◆ **Requirements**: Below are some records. Say in a single number how many of their lines include the word "this".

◆ **Excerpted records**:
============

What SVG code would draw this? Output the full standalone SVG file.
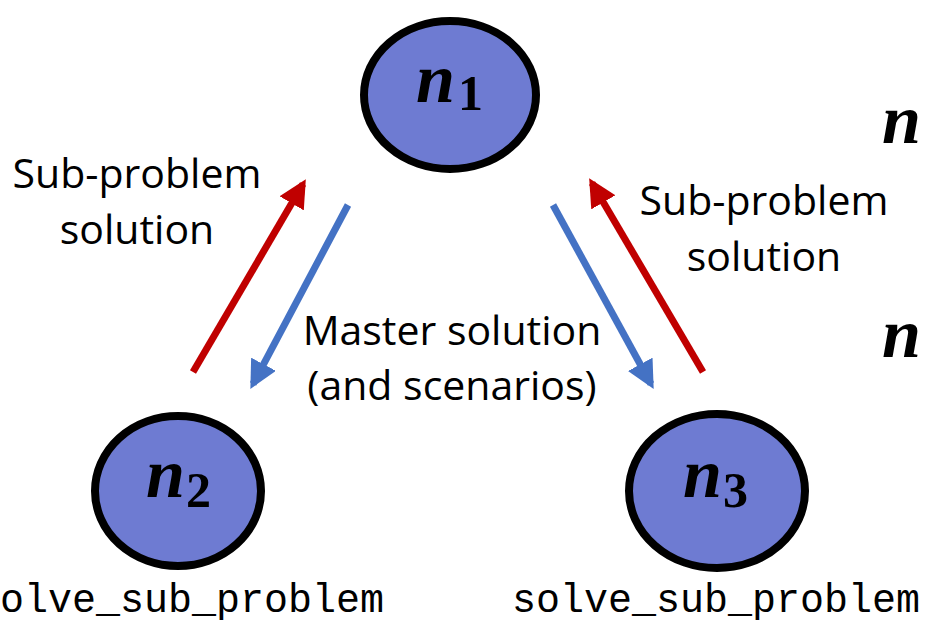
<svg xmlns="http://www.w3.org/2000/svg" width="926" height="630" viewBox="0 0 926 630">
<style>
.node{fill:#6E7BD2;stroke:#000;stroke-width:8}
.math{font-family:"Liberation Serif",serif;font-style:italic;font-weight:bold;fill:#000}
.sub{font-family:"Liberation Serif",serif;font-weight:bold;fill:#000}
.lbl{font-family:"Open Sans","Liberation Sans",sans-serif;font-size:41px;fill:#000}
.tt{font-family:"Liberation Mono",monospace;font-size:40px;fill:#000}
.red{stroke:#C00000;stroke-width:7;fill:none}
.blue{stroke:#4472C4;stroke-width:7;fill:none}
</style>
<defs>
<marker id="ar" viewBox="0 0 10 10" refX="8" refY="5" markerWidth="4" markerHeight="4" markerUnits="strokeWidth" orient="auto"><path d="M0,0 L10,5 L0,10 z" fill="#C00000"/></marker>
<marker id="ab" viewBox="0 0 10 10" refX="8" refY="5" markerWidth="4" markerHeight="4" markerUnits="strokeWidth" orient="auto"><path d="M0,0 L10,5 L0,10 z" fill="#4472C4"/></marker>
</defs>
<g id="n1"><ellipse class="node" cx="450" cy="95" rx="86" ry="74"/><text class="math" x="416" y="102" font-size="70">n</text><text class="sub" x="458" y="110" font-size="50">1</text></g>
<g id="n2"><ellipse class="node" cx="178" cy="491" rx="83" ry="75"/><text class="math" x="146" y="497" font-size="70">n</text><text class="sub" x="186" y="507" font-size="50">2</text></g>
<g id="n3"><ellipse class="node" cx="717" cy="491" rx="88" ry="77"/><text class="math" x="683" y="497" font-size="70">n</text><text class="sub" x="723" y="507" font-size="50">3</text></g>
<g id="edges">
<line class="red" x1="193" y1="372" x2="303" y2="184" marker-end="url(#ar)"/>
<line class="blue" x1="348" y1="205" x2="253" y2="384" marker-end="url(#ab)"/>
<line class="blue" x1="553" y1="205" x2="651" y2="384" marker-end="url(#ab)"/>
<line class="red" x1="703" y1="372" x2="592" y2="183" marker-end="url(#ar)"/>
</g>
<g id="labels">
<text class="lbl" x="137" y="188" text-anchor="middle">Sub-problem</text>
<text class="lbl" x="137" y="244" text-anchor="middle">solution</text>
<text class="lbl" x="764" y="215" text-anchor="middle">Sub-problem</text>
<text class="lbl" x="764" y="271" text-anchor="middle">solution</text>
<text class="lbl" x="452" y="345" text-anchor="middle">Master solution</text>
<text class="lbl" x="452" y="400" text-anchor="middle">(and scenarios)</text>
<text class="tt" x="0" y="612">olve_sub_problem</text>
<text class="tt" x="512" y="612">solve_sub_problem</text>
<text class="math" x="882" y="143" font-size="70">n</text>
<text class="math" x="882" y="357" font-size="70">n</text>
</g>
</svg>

============

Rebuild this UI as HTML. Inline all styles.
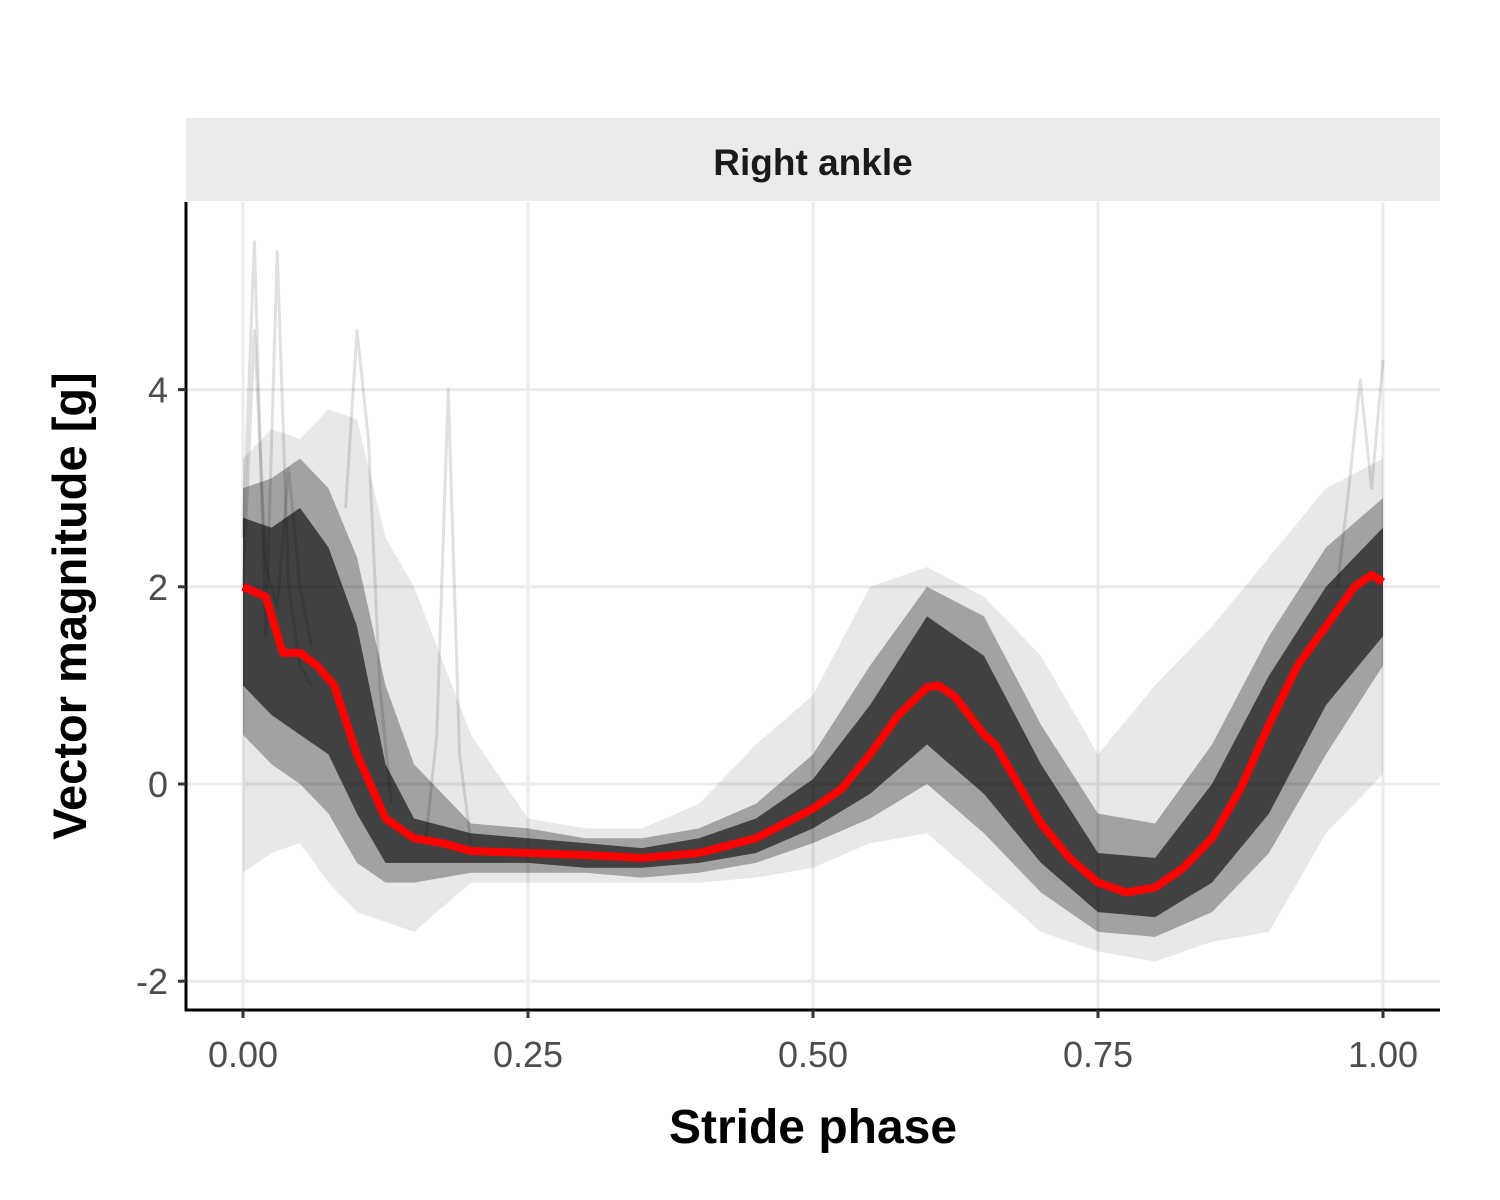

============

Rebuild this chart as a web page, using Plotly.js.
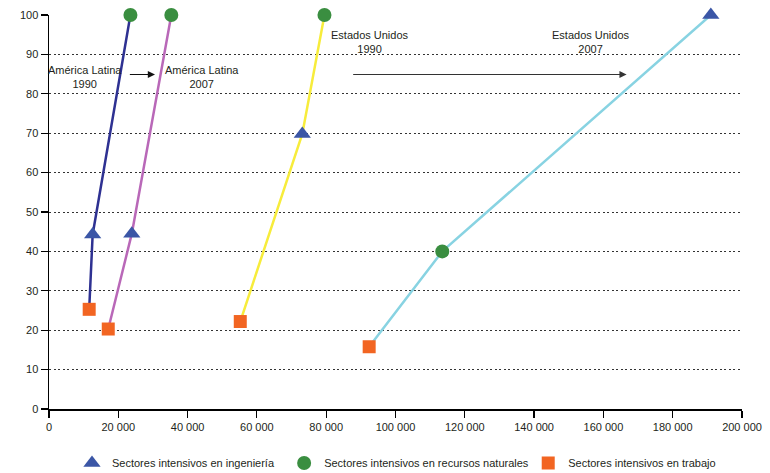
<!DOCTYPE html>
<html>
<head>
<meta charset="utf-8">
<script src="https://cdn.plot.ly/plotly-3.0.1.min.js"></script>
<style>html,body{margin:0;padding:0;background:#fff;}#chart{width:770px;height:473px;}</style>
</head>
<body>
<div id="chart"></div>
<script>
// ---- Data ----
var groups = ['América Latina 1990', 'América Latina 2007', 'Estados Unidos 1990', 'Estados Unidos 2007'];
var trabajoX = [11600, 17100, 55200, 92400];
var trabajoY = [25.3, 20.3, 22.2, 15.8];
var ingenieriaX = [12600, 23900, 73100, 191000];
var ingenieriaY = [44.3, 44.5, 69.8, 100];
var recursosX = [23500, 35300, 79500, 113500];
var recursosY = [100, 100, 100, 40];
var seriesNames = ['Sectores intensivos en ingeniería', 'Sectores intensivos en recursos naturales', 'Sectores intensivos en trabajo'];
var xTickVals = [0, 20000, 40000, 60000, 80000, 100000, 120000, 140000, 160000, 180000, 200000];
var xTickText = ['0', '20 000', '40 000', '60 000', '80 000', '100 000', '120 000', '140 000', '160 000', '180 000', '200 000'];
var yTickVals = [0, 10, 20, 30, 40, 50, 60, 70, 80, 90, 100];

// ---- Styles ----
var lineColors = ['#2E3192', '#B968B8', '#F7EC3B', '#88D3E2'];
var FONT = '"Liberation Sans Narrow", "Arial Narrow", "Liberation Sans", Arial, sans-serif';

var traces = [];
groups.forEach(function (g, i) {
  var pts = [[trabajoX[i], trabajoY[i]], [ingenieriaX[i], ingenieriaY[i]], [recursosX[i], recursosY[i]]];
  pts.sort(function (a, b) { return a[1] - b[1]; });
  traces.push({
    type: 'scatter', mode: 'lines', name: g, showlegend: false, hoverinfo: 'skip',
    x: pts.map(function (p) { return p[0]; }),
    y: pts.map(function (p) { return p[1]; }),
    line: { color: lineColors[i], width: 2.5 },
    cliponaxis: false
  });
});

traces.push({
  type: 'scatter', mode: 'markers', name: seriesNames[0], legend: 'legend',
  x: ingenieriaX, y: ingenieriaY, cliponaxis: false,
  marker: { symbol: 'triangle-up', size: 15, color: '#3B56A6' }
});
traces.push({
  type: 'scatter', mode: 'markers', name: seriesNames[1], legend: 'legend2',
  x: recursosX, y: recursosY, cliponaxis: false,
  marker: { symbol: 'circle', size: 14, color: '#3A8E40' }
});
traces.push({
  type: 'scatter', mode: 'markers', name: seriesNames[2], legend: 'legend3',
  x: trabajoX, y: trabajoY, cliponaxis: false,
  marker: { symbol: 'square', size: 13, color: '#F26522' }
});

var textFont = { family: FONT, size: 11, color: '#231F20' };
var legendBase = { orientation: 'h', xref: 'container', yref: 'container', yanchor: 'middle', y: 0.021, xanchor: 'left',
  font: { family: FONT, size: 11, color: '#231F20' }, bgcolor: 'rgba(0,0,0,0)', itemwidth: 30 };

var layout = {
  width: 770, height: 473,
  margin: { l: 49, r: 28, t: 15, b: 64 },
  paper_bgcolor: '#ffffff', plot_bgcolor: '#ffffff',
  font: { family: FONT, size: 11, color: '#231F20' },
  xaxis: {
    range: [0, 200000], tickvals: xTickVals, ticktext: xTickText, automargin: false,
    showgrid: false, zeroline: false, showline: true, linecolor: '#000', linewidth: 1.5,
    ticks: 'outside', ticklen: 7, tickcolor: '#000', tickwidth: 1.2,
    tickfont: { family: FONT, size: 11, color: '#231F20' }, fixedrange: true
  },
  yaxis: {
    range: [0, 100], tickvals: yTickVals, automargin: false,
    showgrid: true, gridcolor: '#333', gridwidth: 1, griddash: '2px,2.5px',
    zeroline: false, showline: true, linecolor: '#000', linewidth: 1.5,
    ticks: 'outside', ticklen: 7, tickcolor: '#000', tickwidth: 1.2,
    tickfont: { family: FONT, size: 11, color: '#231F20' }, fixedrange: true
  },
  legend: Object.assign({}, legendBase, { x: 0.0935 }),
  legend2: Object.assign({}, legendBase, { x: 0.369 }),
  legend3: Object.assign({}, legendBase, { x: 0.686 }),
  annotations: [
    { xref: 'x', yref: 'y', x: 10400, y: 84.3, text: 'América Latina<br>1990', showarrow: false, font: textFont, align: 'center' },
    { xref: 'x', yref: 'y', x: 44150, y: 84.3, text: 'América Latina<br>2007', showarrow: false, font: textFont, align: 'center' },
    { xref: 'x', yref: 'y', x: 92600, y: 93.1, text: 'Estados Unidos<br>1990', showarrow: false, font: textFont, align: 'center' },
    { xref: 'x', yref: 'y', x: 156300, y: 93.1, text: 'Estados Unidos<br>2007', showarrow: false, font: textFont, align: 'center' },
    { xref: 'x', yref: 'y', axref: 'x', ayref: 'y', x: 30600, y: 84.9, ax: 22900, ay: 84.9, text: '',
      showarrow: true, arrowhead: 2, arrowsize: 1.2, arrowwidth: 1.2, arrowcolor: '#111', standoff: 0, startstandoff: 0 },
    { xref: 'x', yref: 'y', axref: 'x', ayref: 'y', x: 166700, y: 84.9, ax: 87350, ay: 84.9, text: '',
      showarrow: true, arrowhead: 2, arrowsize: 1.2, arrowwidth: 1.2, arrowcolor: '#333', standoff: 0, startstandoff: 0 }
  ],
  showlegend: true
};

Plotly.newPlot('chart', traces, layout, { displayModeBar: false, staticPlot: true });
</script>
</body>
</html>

============

◆ **Exercise answer**: 3